|Silver Bell Mountains, AZ|
|Silver Bell Mountains, AZ|| |
Silver Bell Mountains, AZ
|Hiking||6.31 Miles|| 7 Hrs 6 Mns ||2.02 mph|
|2,291 ft AEG|| 3 Hrs 59 Mns Break|
|I took a drive to the Silver Bell Mountains, and hiked up the second highest peak in the range (Pk 4195). The peak I climbed is just 66 feet less than the range’s high point.|
The Silver Bell Mountains are located in Ironwood Forest National Monument, and are nestled between the Silver Bell Mine complex on the south and west, and Ragged Top and Wolcott Pk to the north.
My route started out by crossing alot of drainages in a very nice valley. Since it had rained quite a bit in this area a few days prior, the valley soil was very moist, and I could feel the high humidity. Once I started up a ridgeline, I could see ‘fog’ just above the valley floor. Moisture was probably leaching out of the soil.
I think there was a bit of a ‘thermal inversion’ going on for awhile.
Once out of the valley, my chosen route had me go up a ridgeline to the top of a lower peak (Pk 3810). It wasn’t until I topped out on Pk 3810 that I had my first glimpse of my destination peak. From the top of Pk 3810, I had quite a bit of a ‘drop down’ to a saddle before I had the pleasure of going up again, to Pk 4195.
In 1919, surveyors set Silver Bell Triangulation Station on Peak 4195. In 1935, surveyors went up there again and checked on the benchmark disk, then set two reference mark disks. All the disks are named after the mine, ‘Silver Bell’.

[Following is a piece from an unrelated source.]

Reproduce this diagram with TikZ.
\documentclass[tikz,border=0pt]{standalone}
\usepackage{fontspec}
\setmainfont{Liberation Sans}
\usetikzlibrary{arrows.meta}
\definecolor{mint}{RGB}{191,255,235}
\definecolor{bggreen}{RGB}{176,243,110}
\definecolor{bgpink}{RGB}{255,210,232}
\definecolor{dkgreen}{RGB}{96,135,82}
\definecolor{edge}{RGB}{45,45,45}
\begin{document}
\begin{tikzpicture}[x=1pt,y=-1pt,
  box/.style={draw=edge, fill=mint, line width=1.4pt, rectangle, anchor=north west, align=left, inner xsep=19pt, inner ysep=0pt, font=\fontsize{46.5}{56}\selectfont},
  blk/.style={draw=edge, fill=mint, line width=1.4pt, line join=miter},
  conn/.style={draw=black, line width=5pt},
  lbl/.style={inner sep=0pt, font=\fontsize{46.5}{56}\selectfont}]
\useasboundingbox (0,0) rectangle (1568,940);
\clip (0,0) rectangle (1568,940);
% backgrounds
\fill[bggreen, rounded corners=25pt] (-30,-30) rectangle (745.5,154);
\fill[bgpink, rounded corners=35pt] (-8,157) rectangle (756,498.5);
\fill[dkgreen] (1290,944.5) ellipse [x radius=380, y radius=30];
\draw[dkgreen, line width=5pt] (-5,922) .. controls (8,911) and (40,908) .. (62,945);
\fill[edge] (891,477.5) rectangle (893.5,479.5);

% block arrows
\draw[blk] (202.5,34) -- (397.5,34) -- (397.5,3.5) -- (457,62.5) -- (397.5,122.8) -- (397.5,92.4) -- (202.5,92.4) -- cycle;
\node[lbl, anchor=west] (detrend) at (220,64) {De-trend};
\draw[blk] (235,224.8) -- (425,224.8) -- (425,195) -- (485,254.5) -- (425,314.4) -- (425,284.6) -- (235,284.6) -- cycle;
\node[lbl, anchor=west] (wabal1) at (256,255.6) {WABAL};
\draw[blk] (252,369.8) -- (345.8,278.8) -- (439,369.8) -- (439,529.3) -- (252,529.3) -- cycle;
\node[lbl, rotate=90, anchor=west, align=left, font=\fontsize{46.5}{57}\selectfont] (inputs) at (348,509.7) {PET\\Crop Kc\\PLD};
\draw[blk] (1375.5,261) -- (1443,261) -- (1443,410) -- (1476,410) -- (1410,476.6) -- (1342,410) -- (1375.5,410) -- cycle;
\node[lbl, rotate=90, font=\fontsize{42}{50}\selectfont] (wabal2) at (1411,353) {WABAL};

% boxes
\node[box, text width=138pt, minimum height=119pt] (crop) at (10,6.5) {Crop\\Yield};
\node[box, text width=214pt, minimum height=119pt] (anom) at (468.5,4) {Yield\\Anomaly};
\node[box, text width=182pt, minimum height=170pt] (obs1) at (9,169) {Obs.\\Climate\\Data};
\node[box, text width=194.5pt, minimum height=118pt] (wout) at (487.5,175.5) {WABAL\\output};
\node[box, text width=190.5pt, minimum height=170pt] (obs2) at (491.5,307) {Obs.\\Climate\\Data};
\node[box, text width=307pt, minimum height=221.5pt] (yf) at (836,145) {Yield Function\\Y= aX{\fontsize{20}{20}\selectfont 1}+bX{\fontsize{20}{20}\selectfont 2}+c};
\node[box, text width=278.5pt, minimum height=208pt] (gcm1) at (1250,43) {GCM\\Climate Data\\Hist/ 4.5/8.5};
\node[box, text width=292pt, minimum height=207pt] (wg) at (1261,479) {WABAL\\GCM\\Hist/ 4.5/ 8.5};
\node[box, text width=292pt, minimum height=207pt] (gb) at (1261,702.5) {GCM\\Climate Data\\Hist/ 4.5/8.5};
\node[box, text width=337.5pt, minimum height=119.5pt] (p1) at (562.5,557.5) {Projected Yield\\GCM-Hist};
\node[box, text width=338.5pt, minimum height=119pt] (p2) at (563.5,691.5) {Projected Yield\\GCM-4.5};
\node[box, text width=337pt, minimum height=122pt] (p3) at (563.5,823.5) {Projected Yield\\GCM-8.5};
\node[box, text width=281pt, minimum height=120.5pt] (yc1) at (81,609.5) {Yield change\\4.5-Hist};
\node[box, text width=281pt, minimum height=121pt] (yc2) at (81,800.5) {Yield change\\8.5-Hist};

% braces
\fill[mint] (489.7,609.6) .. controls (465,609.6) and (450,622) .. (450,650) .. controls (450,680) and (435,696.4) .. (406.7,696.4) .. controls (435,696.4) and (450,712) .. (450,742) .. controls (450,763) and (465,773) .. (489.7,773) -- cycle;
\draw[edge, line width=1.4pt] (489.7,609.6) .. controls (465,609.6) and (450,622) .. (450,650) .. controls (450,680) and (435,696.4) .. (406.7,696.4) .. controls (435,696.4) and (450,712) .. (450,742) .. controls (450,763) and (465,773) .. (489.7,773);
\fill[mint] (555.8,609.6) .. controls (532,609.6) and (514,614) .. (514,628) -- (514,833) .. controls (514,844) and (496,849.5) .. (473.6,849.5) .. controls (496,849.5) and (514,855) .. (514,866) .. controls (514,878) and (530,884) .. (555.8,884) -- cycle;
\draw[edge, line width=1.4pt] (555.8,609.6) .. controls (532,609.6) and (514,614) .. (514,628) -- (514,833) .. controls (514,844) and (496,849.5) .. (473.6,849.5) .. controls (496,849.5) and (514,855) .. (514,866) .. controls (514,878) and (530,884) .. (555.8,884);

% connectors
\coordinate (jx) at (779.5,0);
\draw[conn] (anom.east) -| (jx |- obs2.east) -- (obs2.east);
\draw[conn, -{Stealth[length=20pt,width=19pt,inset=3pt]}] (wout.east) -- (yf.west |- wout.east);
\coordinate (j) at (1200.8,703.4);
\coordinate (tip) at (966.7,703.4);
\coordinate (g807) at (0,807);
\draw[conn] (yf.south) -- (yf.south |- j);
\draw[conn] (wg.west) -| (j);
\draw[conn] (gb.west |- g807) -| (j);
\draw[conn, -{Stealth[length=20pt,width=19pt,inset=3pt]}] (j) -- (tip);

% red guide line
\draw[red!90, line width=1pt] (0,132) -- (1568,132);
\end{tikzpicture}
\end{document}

I try, if I can, to use the surveyors’ ‘To Reach’ information on the BM’s datasheet, when climbing up a mountain. In this case, I couldn’t trace their steps, as they hiked up from the Silver Bell Mine side of the mountain, both in 1919 and again in 1935. The area they used to hike up is now all used up by ‘open pit mining’. In fact, they set the Silver Bell Azimuth Mark (1935), in a location that now is part of the open pit area. The ‘open pit’ theme of mining started in earnest at the mine in the 1960s and 1970s, so the azimuth mark was probably processed with the rest of the rocks.
I located a summit log on Pk 4195, with loads of Tucson hikers logged in. The majority of them hiked up in the 1990s. Look over the log-in names from the 1990s, as I’m sure some of you know some of those Tucson hikers. Yes, the usual 3 or 4 ‘usual suspects’ are also in the 1990 logs.

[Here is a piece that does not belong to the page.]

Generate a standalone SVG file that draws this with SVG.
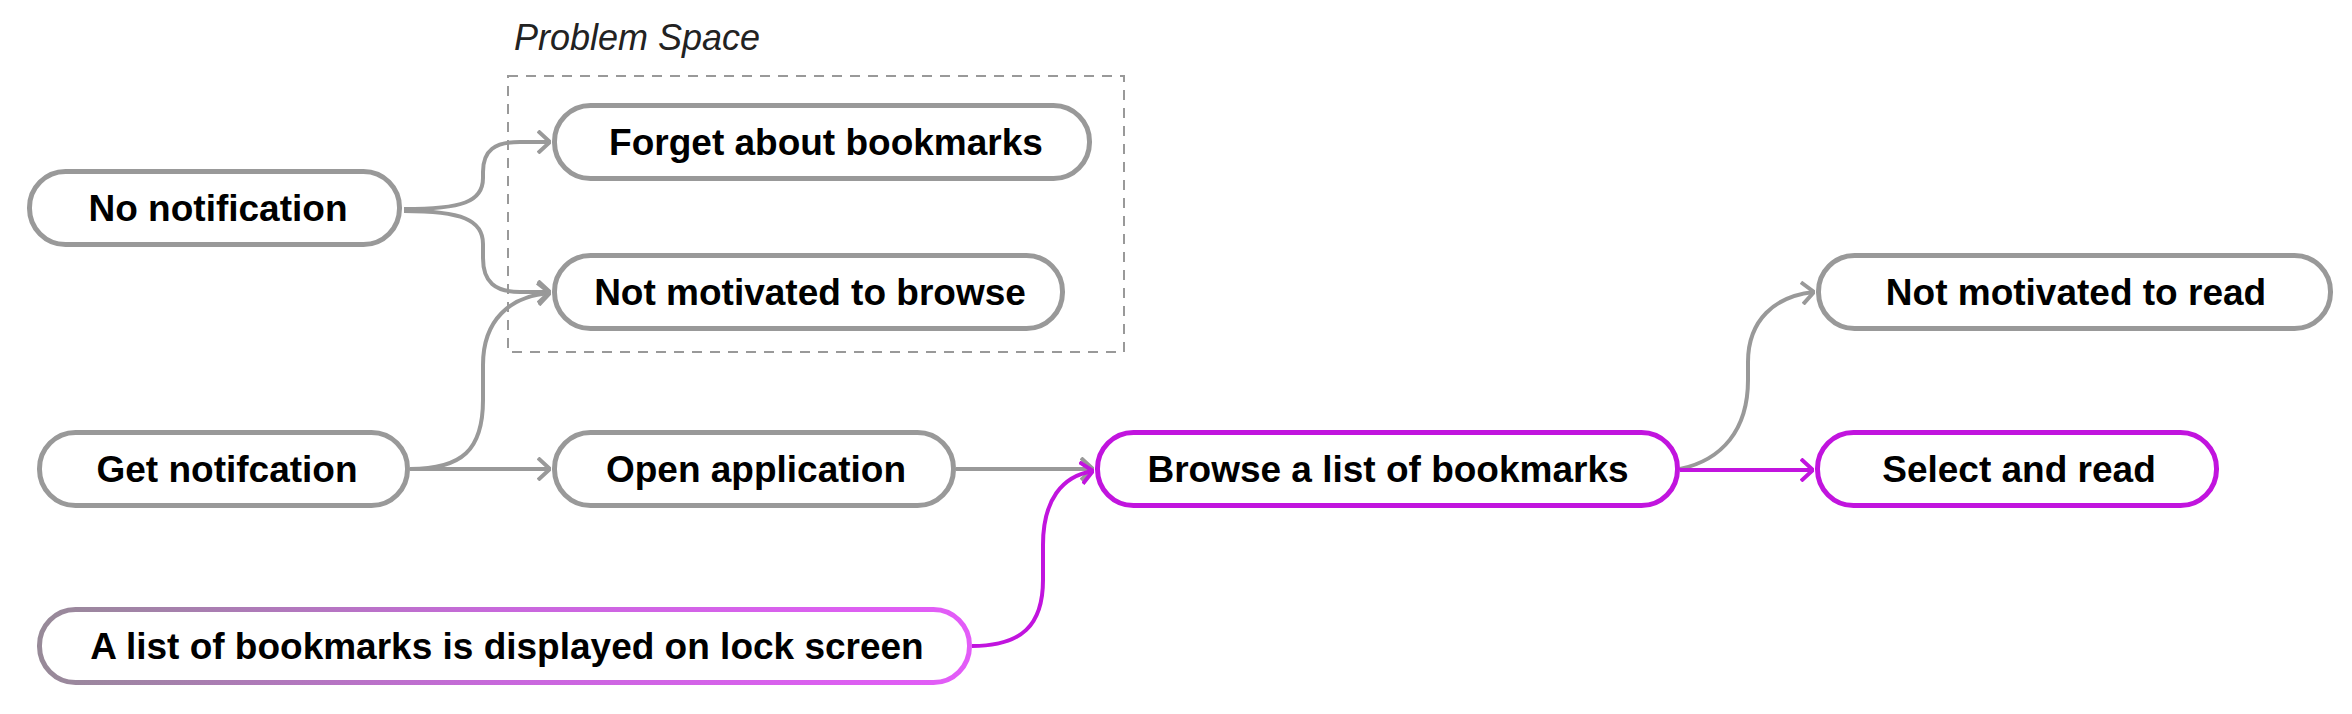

I signed a new log sheet, started by someone just last month. He said he found some sheep horns atop the mountain.
For variety, I used a different ridgeline down. The ridgeline down dropped me on the valley floor in a spot that had me crossing even more drainages on the way back to my car. The sun had dried out the valley floor quite a bit since I started out my early morning trek.
This was a nice off trail hike, with views of a huge mine complex to the south and west, and great views of ‘Ragged Top‘ and ‘Wolcott Pk’, from their opposite sides of what most hikers view.
All in all - A great day, and a great location to hike.